[Task to carry out] Go through the lines below and copy each one that holds the string "React".

■ ■ ■ ■

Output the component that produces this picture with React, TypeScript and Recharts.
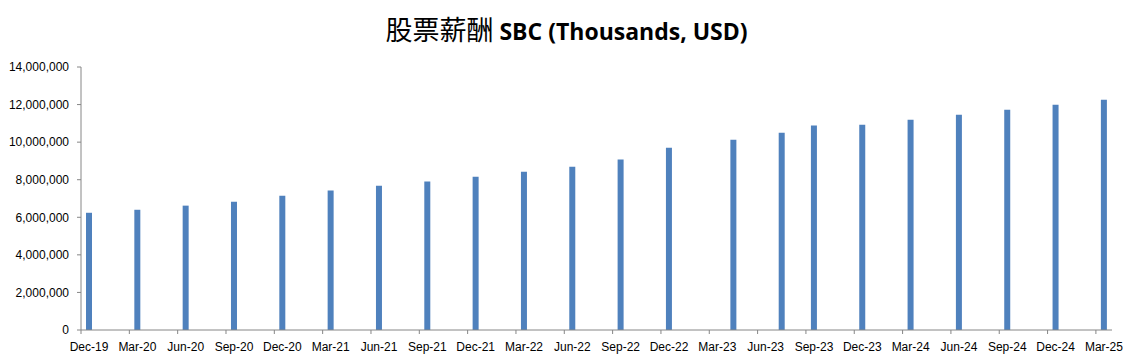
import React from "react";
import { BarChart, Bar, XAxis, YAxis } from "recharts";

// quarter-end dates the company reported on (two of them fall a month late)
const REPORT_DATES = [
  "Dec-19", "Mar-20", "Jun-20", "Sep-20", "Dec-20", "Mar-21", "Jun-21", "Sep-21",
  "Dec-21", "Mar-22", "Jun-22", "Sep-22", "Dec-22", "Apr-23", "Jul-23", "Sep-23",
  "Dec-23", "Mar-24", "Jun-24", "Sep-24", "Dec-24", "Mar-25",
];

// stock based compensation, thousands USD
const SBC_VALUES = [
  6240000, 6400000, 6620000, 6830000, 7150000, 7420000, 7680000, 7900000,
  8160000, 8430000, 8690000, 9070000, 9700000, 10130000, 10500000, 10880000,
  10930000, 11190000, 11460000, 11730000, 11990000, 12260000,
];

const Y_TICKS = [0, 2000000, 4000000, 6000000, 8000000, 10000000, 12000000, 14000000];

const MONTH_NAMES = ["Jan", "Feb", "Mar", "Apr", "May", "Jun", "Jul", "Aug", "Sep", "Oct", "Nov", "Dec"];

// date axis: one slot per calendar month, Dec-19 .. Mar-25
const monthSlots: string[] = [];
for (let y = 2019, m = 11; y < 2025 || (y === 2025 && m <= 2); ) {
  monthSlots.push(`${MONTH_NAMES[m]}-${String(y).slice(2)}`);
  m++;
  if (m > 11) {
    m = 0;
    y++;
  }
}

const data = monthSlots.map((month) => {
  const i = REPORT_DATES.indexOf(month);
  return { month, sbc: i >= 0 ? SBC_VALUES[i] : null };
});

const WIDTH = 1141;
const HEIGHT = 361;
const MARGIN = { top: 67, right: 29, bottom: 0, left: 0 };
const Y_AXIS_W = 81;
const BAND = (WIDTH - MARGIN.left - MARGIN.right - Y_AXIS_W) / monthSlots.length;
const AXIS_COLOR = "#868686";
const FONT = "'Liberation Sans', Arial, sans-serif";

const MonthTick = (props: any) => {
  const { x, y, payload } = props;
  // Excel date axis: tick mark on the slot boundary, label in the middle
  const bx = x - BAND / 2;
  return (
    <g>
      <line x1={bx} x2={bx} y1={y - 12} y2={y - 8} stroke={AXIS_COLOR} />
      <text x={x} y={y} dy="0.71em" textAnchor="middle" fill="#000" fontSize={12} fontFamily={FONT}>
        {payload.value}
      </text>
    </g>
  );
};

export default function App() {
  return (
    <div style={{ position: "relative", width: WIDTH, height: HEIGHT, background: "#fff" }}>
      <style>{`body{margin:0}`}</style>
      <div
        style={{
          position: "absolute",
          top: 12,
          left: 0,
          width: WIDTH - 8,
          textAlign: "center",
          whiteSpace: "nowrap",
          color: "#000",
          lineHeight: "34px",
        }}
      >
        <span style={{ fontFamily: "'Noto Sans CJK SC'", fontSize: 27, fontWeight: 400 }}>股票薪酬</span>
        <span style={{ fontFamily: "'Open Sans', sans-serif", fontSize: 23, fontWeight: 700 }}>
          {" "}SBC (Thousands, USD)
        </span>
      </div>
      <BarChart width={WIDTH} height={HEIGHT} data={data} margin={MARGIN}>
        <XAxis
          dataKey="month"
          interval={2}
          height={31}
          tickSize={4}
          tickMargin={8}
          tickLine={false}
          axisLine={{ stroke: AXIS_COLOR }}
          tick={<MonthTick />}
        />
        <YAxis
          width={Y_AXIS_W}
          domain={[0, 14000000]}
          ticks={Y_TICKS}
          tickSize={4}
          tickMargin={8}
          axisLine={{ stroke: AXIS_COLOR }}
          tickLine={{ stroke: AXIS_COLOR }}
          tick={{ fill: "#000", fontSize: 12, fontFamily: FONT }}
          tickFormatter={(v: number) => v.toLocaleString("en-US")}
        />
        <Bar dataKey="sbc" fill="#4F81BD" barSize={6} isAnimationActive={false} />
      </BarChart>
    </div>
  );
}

■ ■ ■ ■

[Reply]
Output the component that produces this picture with React, TypeScript and Recharts.
import React from "react";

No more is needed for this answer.